Speaking of jobs in Liberty, it recently occurred to me I haven’t seen any non-whites, save for the light-skinned lady at Food Lion, who looks like a movie star.  The American Left holds up the black civil rights movement as the most experienced and successful example of social activism.  Indeed, the dignity shown by Liberty’s blacks in the face of endemic racism has always impressed me.

They closed their school in 1965 for desegregation when I entered first grade.  It’s been all down hill for blacks, many of whom were highly respected, since then.  The KKK used to practically strut around here.  I’m sure if I protested Food Lion for not hiring minorities, I’d find out right quick they’re still here.  Hell, even if I don’t, they may run me off for wearing rugby shorts.

Experts talk about neoliberalism being a class war, but also a race war.  You can’t find a parking place at the despicable Dollar Tree, where there’s little racial distinction among the poor.

Coming down the road this morning, I stopped at McDonald’s and walked in to get a proper Diet Dr. Pepper with just enough ice.  There sat a young lady dressed for church and eating alone.  Blacks in Liberty know damn well whom their oppressors are, giving them comfort in the impossibility of change.  But to whom does this woman pray and why?

Men who aren’t pretty much door mats like me can’t submit to the constant wanting.  I’m lucky.  The Myers Briggs Type Indicator indicated the Wife would vocalize her ideas, and that has made all the difference.  After 21 years, I sometimes flinch at the things she wants, but don’t start getting nervous until she mentions them again.  I’d also like to say there isn’t anything wrong with the Wife that isn’t wrong with every woman and she possesses a very small subset of those qualities.

Among the Wife’s best qualities is not pushing her ideas about religion, which are mercenary, on me.  She doesn’t waste time reading my blog, so probably thinks I believe in chipmunks or something.  She dragged me to athletic Episcopal services until we got married, and never since.

The thing is attending services at a big church is a lifeline to survival for many people, and there’s certainly nothing wrong with that.  But it’s just like the reality that for every cheerful person you see at McDonalds, there’s a bunch of them sitting at home, too pissed off and proud to eat that shit for the pittance they call a minimum wage.  The dissidents, just like blacks in Liberty, are excluded from survival, other than by illicit or public means.

Which brings me to the cig butts out back at work.  The people working at the restaurant next door sit on our stoop and smoke on break.  Apparently, part of the gestalt includes stamping out the butt when finished.

First, let me say the Wife is not a Nazi, but what has made her successful all these years are a monstrous work ethic and attention to detail.  The parking, at the newly renovated shopping center, is brisk, in part due to restaurant.  We park on the perimeter, leaving more convenient spaces available, but the restaurant staff are oblivious to this notion.  I should say were, after the enormous hand of the Wife’s iron will came down.  She also used the occasion to address the cig butts.

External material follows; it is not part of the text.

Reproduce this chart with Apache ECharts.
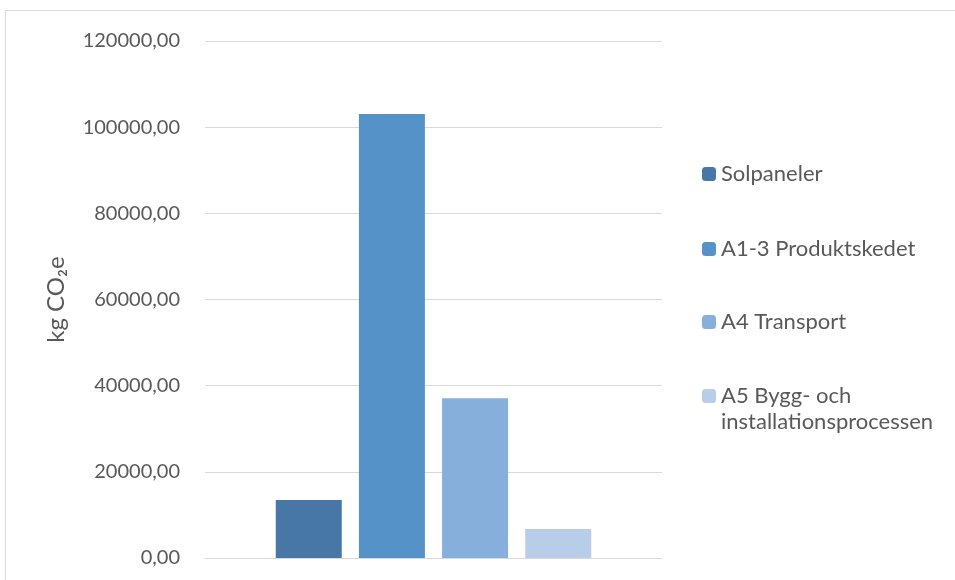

I get to work each day before they come in, have gotten to know some of them, and can tell that they have it hard.  Mental health professionals who make a distinction between psychopaths like me and sociopaths consider the former born that way, even though I never wet the bed, and the latter are created.

I don’t mind that people embrace the destructive practice of smoking.  The problem is these people are preparing and serving food.  Which brings me to the customers.  When you get right down to it, they’re getting exactly what they deserve.

The national chains have weeded out these miscreants, leaving only locally-owned enterprises available for employment.   I don’t know how all this is gonna shake out, but I’m willing to sweep up the butts, if it’ll keep the peace.

Which gets me back to the Wife and women in general.  I don’t think they’re capable of empathy if a dollar is involved, or perhaps a child.  We can refer to these people, and I have, as subhuman, but the more important question is our responsibility for their condition, unless you like spit and boogers in your food.

One of the things I really like about the Wife is she is always straight on with no bullshit.  The greatest Marines are women.  Damn the consequences, and there are always hilarious consequences.  These people are straight out of Snowflake Fight Club, where you don’t so much fight as stomp around, screaming and crying until someone gets your passie.

Breaking news:  Most of these young guys aren’t gay, but they are certainly effeminate.  He-Man Woman Hater’s University stands as a bulwark against totalitarian momism and features lots of yard work, home maintenance and straight porn to re-masculinize those too inhibited to sport rugby shorts and sandals.

Warning:  Genius level approaching with 7th beer.

Despite all assurances by locals with dental deficiencies, I am not gay.

I’m obviously an exhibitionist, but I get no kick from that champagne.  In fact, I often have to screw myself up to going out looking like this.

I am fatally addicted to pissing off as many people as possible, at every opp.

I’ve been a megalomaniac all my life.  A psychopath seeks personal gain, whereas I’m only interested in appearing utterly unafraid.

I consume fear by staring unblinking into the abyss, every day, all day long.  And from it I derive nuclear amounts of joy.  I gravitate to the dark side of everything, and perceive gems where they genuinely exist.   I am totally cynical and immune to the hype.

I’ve been battling the Russian false narrative since the 2014 Ukrainian Maidan coup.  I’ll gladly stand, half naked so long as it’s hot, against everyone with my version of truth captured in the dark places, ignored by the lords of conventional wisdom.

You have a choice: be terrified or be terrifying.